Nepal Telecommunications Authority नेपाल दूरसञ्चार प्राधिकरण
- Abbreviation: NTA
- Formation: 4 March 1998 (28 years ago)
- Type: Statutory Authority
- Legal status: Created by Telecommunication Act 1997
- Purpose: Independent regulator
- Headquarters: Kathmandu, Nepal
- Region served: Nepal
- Key people: Arjun Ghimire (Chairman)
- Website: www.nta.gov.np

= Nepal Telecommunications Authority =

Telecommunications regulator in Nepal

Nepal Telecommunications Authority (नेपाल दूरसञ्‍चार प्राधिकरण; NTA) is the Telecommunications regulatory body of Nepal. It is an autonomous body established in February 1998 in accordance with Telecommunications Act, 1997 and Telecommunications Regulation, 1998. The NTA is responsible for regulating all matters related to telecommunications (wireless, cellular, satellite and cable) of Nepal.

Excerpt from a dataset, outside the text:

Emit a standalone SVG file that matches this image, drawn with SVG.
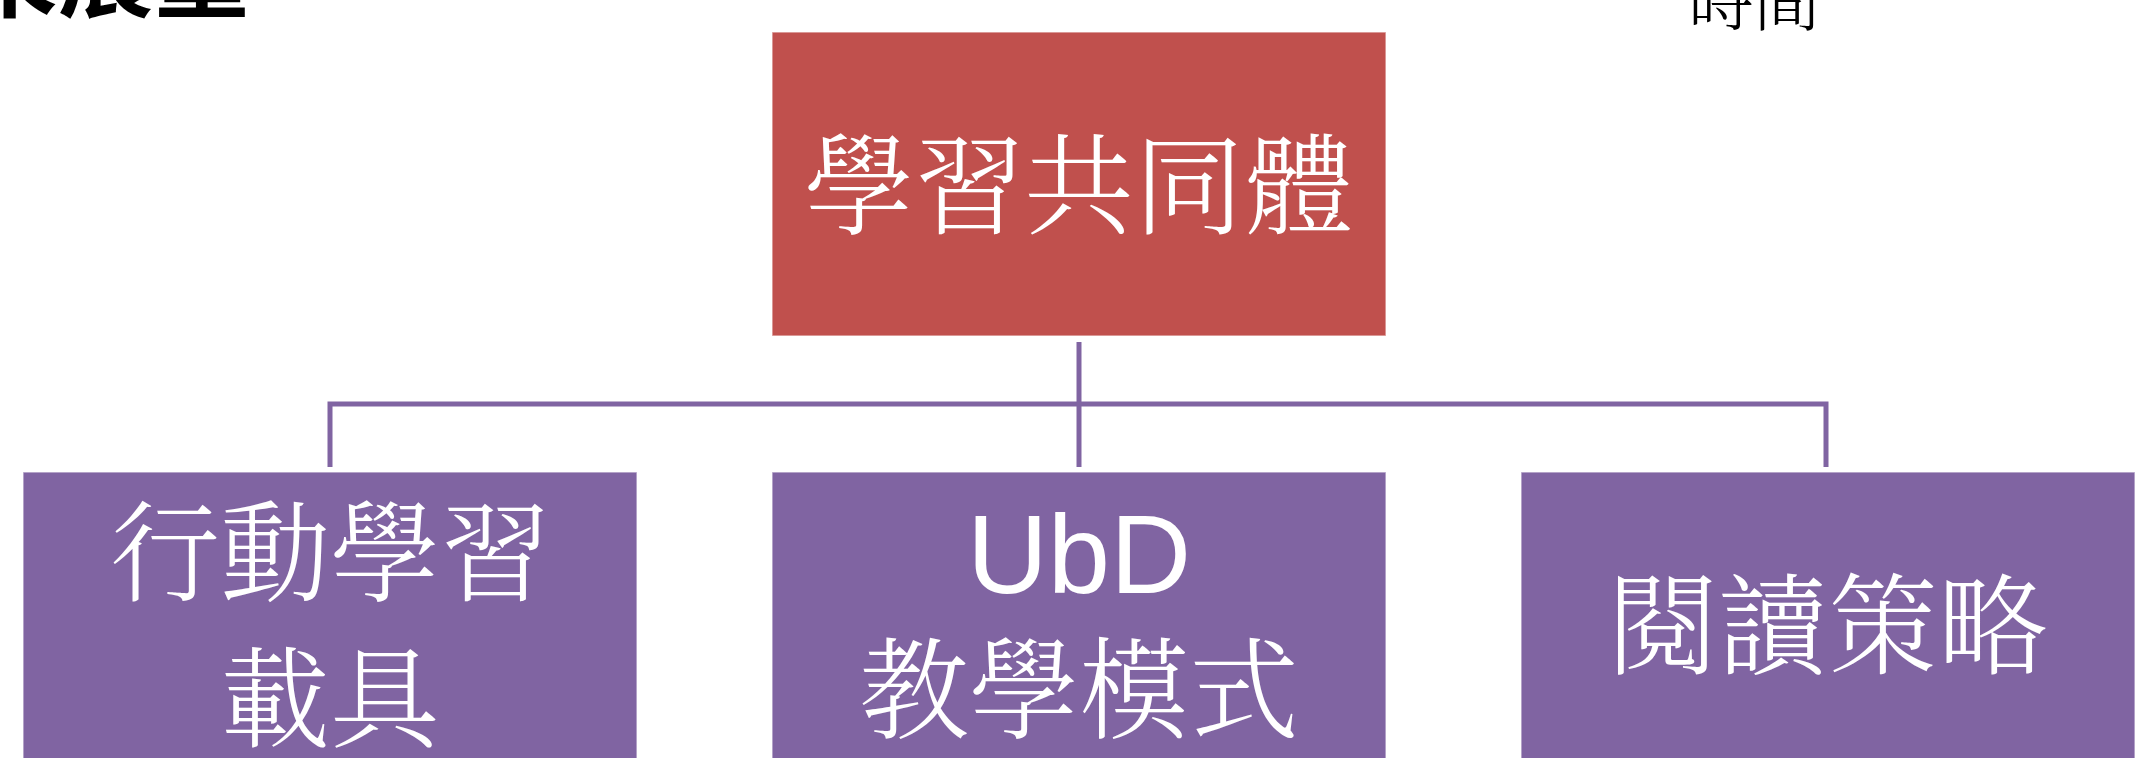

The then Government of Nepal's on 25 December 1995 (2052/09/10 BS) decided to welcome private sector into the telecommunication sector in the country. This decision of the cabinet was meant to be a liberalization policy in the ICT for development. The mission of NTA is to create the optimum conditions for the development of telecommunications sector in Nepal by serving the public interest in terms of quality, choice and value for money; healthy competition among service providers and the nation in its drive for socio-economic advancement through efficient private sector participation.

NTA today publicize the MIS (Management information system) report periodically, usually monthly, as a process to inform citizen of the telecom statistics in the country. NTA published a Cross Holding Study report that suggested all telecom companies in Nepal to go public limited company (PLC). While this decision of January 2014 has welcomed more foreign investment in the telecom sector in the country, it has also promulgated more laws and regulations of the same.